GOAL OF THE EXERCISE: Begin with the first line below and retype each line exactly through the line containing "0.24, 0.12, 0.08]". Any pictures are to be left out.

DATASET EXCERPT:

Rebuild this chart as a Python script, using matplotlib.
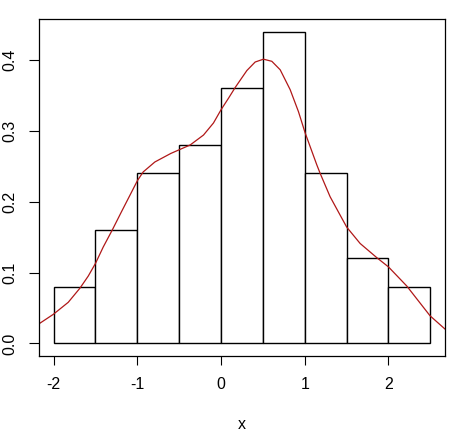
import numpy as np
import matplotlib.pyplot as plt

plt.rcParams['font.family'] = ['Liberation Sans', 'DejaVu Sans']
plt.rcParams['font.size'] = 11.5

# histogram (density scale)
bin_edges = [-2.0, -1.5, -1.0, -0.5, 0.0, 0.5, 1.0, 1.5, 2.0, 2.5]
densities = [0.08, 0.16, 0.24, 0.28, 0.36, 0.44, 0.24, 0.12, 0.08]

# density curve
curve_x = [-2.183, -2.004, -1.825, -1.685, -1.586, -1.499, -1.407, -1.299, -1.188,
           -1.088, -0.997, -0.929, -0.790, -0.600, -0.368, -0.209, -0.090, 0.002,
           0.090, 0.169, 0.309, 0.408, 0.507, 0.607, 0.707, 0.826, 0.925, 1.005,
           1.144, 1.184, 1.303, 1.423, 1.502, 1.662, 1.861, 2.000, 2.219, 2.497, 2.688]
curve_y = [0.027, 0.041, 0.058, 0.078, 0.095, 0.113, 0.136, 0.160, 0.186,
           0.209, 0.230, 0.242, 0.256, 0.268, 0.280, 0.294, 0.311, 0.330,
           0.346, 0.361, 0.385, 0.397, 0.401, 0.398, 0.386, 0.358, 0.327, 0.297,
           0.252, 0.240, 0.207, 0.181, 0.164, 0.141, 0.121, 0.108, 0.081, 0.039, 0.019]

fig = plt.figure(figsize=(4.65, 4.33), dpi=100)
ax = fig.add_axes([0.0828, 0.178, 0.875, 0.778])

widths = np.diff(bin_edges)
ax.bar(bin_edges[:-1], densities, width=widths, align='edge',
       facecolor='white', edgecolor='black', linewidth=1.0)
ax.plot(curve_x, curve_y, color='#b01818', linewidth=0.9)

ax.set_xlim(-2.18, 2.68)
ax.set_ylim(-0.0176, 0.4576)
ax.set_xticks([-2, -1, 0, 1, 2])
ax.set_xticklabels(['-2', '-1', '0', '1', '2'])
ax.set_yticks([0.0, 0.1, 0.2, 0.3, 0.4])
ax.set_yticklabels(['0.0', '0.1', '0.2', '0.3', '0.4'], rotation=90, va='center')
ax.tick_params(axis='x', length=6.5, width=0.8, pad=9)
ax.tick_params(axis='y', length=7, width=0.8, pad=8)
for s in ax.spines.values():
    s.set_linewidth(0.9)
ax.set_xlabel('x', labelpad=18)

fig.savefig('out.png', dpi=100)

RESULT OF THE EXERCISE:
Rebuild this chart as a Python script, using matplotlib.
import numpy as np
import matplotlib.pyplot as plt

plt.rcParams['font.family'] = ['Liberation Sans', 'DejaVu Sans']
plt.rcParams['font.size'] = 11.5

# histogram (density scale)
bin_edges = [-2.0, -1.5, -1.0, -0.5, 0.0, 0.5, 1.0, 1.5, 2.0, 2.5]
densities = [0.08, 0.16, 0.24, 0.28, 0.36, 0.44, 0.24, 0.12, 0.08]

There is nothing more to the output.